# WHAT YOU WILL DO
Retype each line of the material exactly, please, skipping any picture in it.

## Begin SOURCE RECORDS

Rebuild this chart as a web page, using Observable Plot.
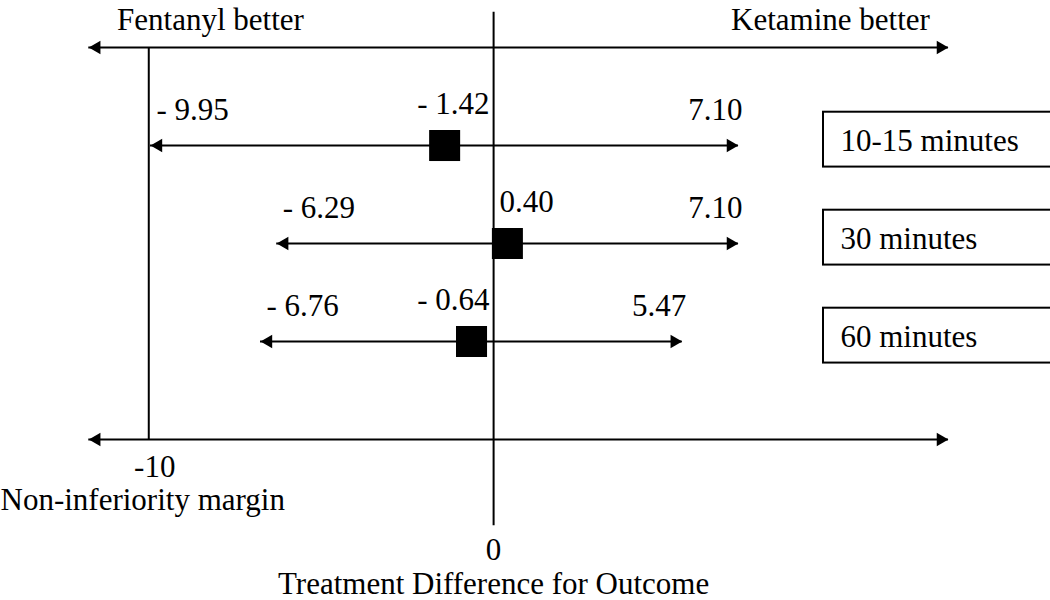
<!DOCTYPE html>
<html>
<head>
<meta charset="utf-8">
<script src="https://cdn.jsdelivr.net/npm/d3@7"></script>
<script src="https://cdn.jsdelivr.net/npm/@observablehq/plot@0.6"></script>
<style>
  html, body { margin: 0; padding: 0; background: #fff; }
  #chart svg { display: block; }
  #chart svg text { font-family: "Liberation Serif", "Times New Roman", serif; }
</style>
</head>
<body>
<div id="chart"></div>
<script>
// ---- data ----
const windows   = ["10-15 minutes", "30 minutes", "60 minutes"];
const estimates = [-1.42, 0.40, -0.64];
const lowerCI   = [-9.95, -6.29, -6.76];
const upperCI   = [7.10, 7.10, 5.47];
const marginValue = -10;
const zeroValue = 0;
const leftLabel = "Fentanyl better";
const rightLabel = "Ketamine better";
const marginLabel = "Non-inferiority margin";
const axisTitle = "Treatment Difference for Outcome";

const rows = windows.map((w, i) => ({
  row: i + 1, label: w, est: estimates[i], lo: lowerCI[i], hi: upperCI[i]
}));

const fmt = v => v < 0 ? "- " + Math.abs(v).toFixed(2) : v.toFixed(2);

// extent of the two long double-headed axis arrows (in data units)
const axisArrowL = -11.74, axisArrowR = 13.19;
const axisRows = [0, 4];

const headR = 5;       // arrowhead dot radius
const headOff = 7.8;   // tip offset from triangle centroid (px)

const chart = Plot.plot({
  width: 1050,
  height: 600,
  margin: 0,
  x: { domain: [-14.3, 16.15], range: [0, 1050], axis: null },
  y: { domain: [-0.48, 5.643], range: [0, 600], axis: null },
  style: { fontFamily: "Liberation Serif, Times New Roman, serif", fontSize: "31px", background: "white", color: "black" },
  marks: [
    // vertical reference lines
    Plot.ruleX([marginValue], { y1: 0, y2: 4, stroke: "black", strokeWidth: 2 }),
    Plot.ruleX([zeroValue], { y1: -0.36, y2: 4.88, stroke: "black", strokeWidth: 2 }),

    // long axis arrows (top and bottom)
    Plot.ruleY(axisRows, { x1: axisArrowL, x2: axisArrowR, stroke: "black", strokeWidth: 2 }),
    Plot.dot(axisRows, { x: () => axisArrowL, y: d => d, symbol: "triangle", r: headR, fill: "black", rotate: -90, dx: headOff }),
    Plot.dot(axisRows, { x: () => axisArrowR, y: d => d, symbol: "triangle", r: headR, fill: "black", rotate: 90, dx: -headOff }),

    // confidence interval arrows
    Plot.ruleY(rows, { y: "row", x1: "lo", x2: "hi", stroke: "black", strokeWidth: 2 }),
    Plot.dot(rows, { x: "lo", y: "row", symbol: "triangle", r: headR, fill: "black", rotate: -90, dx: headOff }),
    Plot.dot(rows, { x: "hi", y: "row", symbol: "triangle", r: headR, fill: "black", rotate: 90, dx: -headOff }),

    // point estimates
    Plot.dot(rows, { x: "est", y: "row", symbol: "square", r: 17.5, fill: "black" }),

    // value labels
    Plot.text(rows, { x: "lo", y: "row", text: d => fmt(d.lo), textAnchor: "start", dx: 6, dy: -35, fill: "black" }),
    Plot.text(rows, { x: "hi", y: "row", text: d => fmt(d.hi), textAnchor: "end", dx: 4, dy: -35, fill: "black" }),
    // estimate labels sit beside the zero line (left for negatives, right for positives)
    Plot.text(rows.filter(d => d.est < 0), { x: () => zeroValue, y: "row", text: d => fmt(d.est), textAnchor: "end", dx: -4, dy: -41, fill: "black" }),
    Plot.text(rows.filter(d => d.est >= 0), { x: () => zeroValue, y: "row", text: d => fmt(d.est), textAnchor: "start", dx: 6, dy: -41, fill: "black" }),

    // time-window boxes
    Plot.rect(rows, { x1: 9.567, x2: 16.6, y1: d => d.row - 0.34, y2: d => d.row + 0.22, stroke: "black", fill: "none", strokeWidth: 2 }),
    Plot.text(rows, { x: 10.06, y: d => d.row - 0.05, text: "label", textAnchor: "start", fill: "black" }),

    // annotations
    Plot.text([leftLabel], { x: -8.21, y: -0.28, text: d => d, fill: "black" }),
    Plot.text([rightLabel], { x: 9.77, y: -0.28, text: d => d, fill: "black" }),
    Plot.text([marginValue], { x: d => d, y: 4.28, text: d => String(d), dx: 6, fill: "black" }),
    Plot.text([marginLabel], { x: -14.3, y: 4.62, text: d => d, textAnchor: "start", fill: "black" }),
    Plot.text([zeroValue], { x: d => d, y: 5.13, text: d => String(d), fill: "black" }),
    Plot.text([axisTitle], { x: zeroValue, y: 5.48, text: d => d, fill: "black" })
  ]
});

document.getElementById("chart").appendChild(chart);
</script>
</body>
</html>
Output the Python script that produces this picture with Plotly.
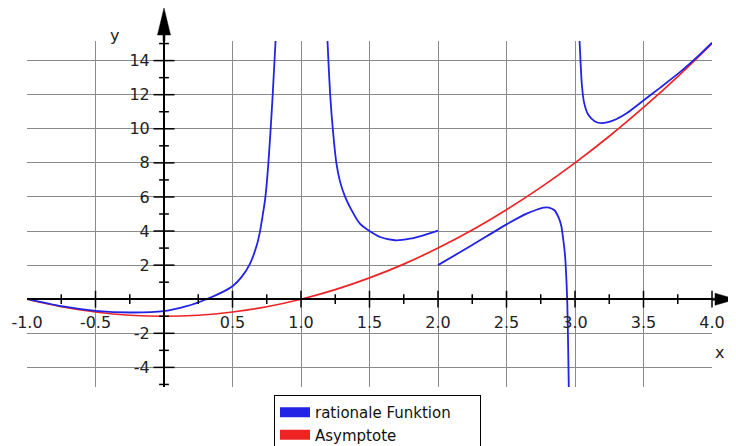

## End SOURCE RECORDS

# FINAL RESULT
Rebuild this chart as a web page, using Observable Plot.
<!DOCTYPE html>
<html>
<head>
<meta charset="utf-8">
<script src="https://cdn.jsdelivr.net/npm/d3@7"></script>
<script src="https://cdn.jsdelivr.net/npm/@observablehq/plot@0.6"></script>
<style>
  html, body { margin: 0; padding: 0; background: #fff; }
  #chart svg { display: block; }
  #chart svg text { font-family: "Liberation Serif", "Times New Roman", serif; }
</style>
</head>
<body>
<div id="chart"></div>
<script>
// ---- data ----
const windows   = ["10-15 minutes", "30 minutes", "60 minutes"];
const estimates = [-1.42, 0.40, -0.64];
const lowerCI   = [-9.95, -6.29, -6.76];
const upperCI   = [7.10, 7.10, 5.47];
const marginValue = -10;
const zeroValue = 0;
const leftLabel = "Fentanyl better";
const rightLabel = "Ketamine better";
const marginLabel = "Non-inferiority margin";
const axisTitle = "Treatment Difference for Outcome";

const rows = windows.map((w, i) => ({
  row: i + 1, label: w, est: estimates[i], lo: lowerCI[i], hi: upperCI[i]
}));

const fmt = v => v < 0 ? "- " + Math.abs(v).toFixed(2) : v.toFixed(2);

// extent of the two long double-headed axis arrows (in data units)
const axisArrowL = -11.74, axisArrowR = 13.19;
const axisRows = [0, 4];

const headR = 5;       // arrowhead dot radius
const headOff = 7.8;   // tip offset from triangle centroid (px)

const chart = Plot.plot({
  width: 1050,
  height: 600,
  margin: 0,
  x: { domain: [-14.3, 16.15], range: [0, 1050], axis: null },
  y: { domain: [-0.48, 5.643], range: [0, 600], axis: null },
  style: { fontFamily: "Liberation Serif, Times New Roman, serif", fontSize: "31px", background: "white", color: "black" },
  marks: [
    // vertical reference lines
    Plot.ruleX([marginValue], { y1: 0, y2: 4, stroke: "black", strokeWidth: 2 }),
    Plot.ruleX([zeroValue], { y1: -0.36, y2: 4.88, stroke: "black", strokeWidth: 2 }),

    // long axis arrows (top and bottom)
    Plot.ruleY(axisRows, { x1: axisArrowL, x2: axisArrowR, stroke: "black", strokeWidth: 2 }),
    Plot.dot(axisRows, { x: () => axisArrowL, y: d => d, symbol: "triangle", r: headR, fill: "black", rotate: -90, dx: headOff }),
    Plot.dot(axisRows, { x: () => axisArrowR, y: d => d, symbol: "triangle", r: headR, fill: "black", rotate: 90, dx: -headOff }),

    // confidence interval arrows
    Plot.ruleY(rows, { y: "row", x1: "lo", x2: "hi", stroke: "black", strokeWidth: 2 }),
    Plot.dot(rows, { x: "lo", y: "row", symbol: "triangle", r: headR, fill: "black", rotate: -90, dx: headOff }),
    Plot.dot(rows, { x: "hi", y: "row", symbol: "triangle", r: headR, fill: "black", rotate: 90, dx: -headOff }),

    // point estimates
    Plot.dot(rows, { x: "est", y: "row", symbol: "square", r: 17.5, fill: "black" }),

    // value labels
    Plot.text(rows, { x: "lo", y: "row", text: d => fmt(d.lo), textAnchor: "start", dx: 6, dy: -35, fill: "black" }),
    Plot.text(rows, { x: "hi", y: "row", text: d => fmt(d.hi), textAnchor: "end", dx: 4, dy: -35, fill: "black" }),
    // estimate labels sit beside the zero line (left for negatives, right for positives)
    Plot.text(rows.filter(d => d.est < 0), { x: () => zeroValue, y: "row", text: d => fmt(d.est), textAnchor: "end", dx: -4, dy: -41, fill: "black" }),
    Plot.text(rows.filter(d => d.est >= 0), { x: () => zeroValue, y: "row", text: d => fmt(d.est), textAnchor: "start", dx: 6, dy: -41, fill: "black" }),

    // time-window boxes
    Plot.rect(rows, { x1: 9.567, x2: 16.6, y1: d => d.row - 0.34, y2: d => d.row + 0.22, stroke: "black", fill: "none", strokeWidth: 2 }),
    Plot.text(rows, { x: 10.06, y: d => d.row - 0.05, text: "label", textAnchor: "start", fill: "black" }),

    // annotations
    Plot.text([leftLabel], { x: -8.21, y: -0.28, text: d => d, fill: "black" }),
    Plot.text([rightLabel], { x: 9.77, y: -0.28, text: d => d, fill: "black" }),
    Plot.text([marginValue], { x: d => d, y: 4.28, text: d => String(d), dx: 6, fill: "black" }),
    Plot.text([marginLabel], { x: -14.3, y: 4.62, text: d => d, textAnchor: "start", fill: "black" }),
    Plot.text([zeroValue], { x: d => d, y: 5.13, text: d => String(d), fill: "black" }),
    Plot.text([axisTitle], { x: zeroValue, y: 5.48, text: d => d, fill: "black" })
  ]
});

document.getElementById("chart").appendChild(chart);
</script>
</body>
</html>
Output the Python script that produces this picture with Plotly.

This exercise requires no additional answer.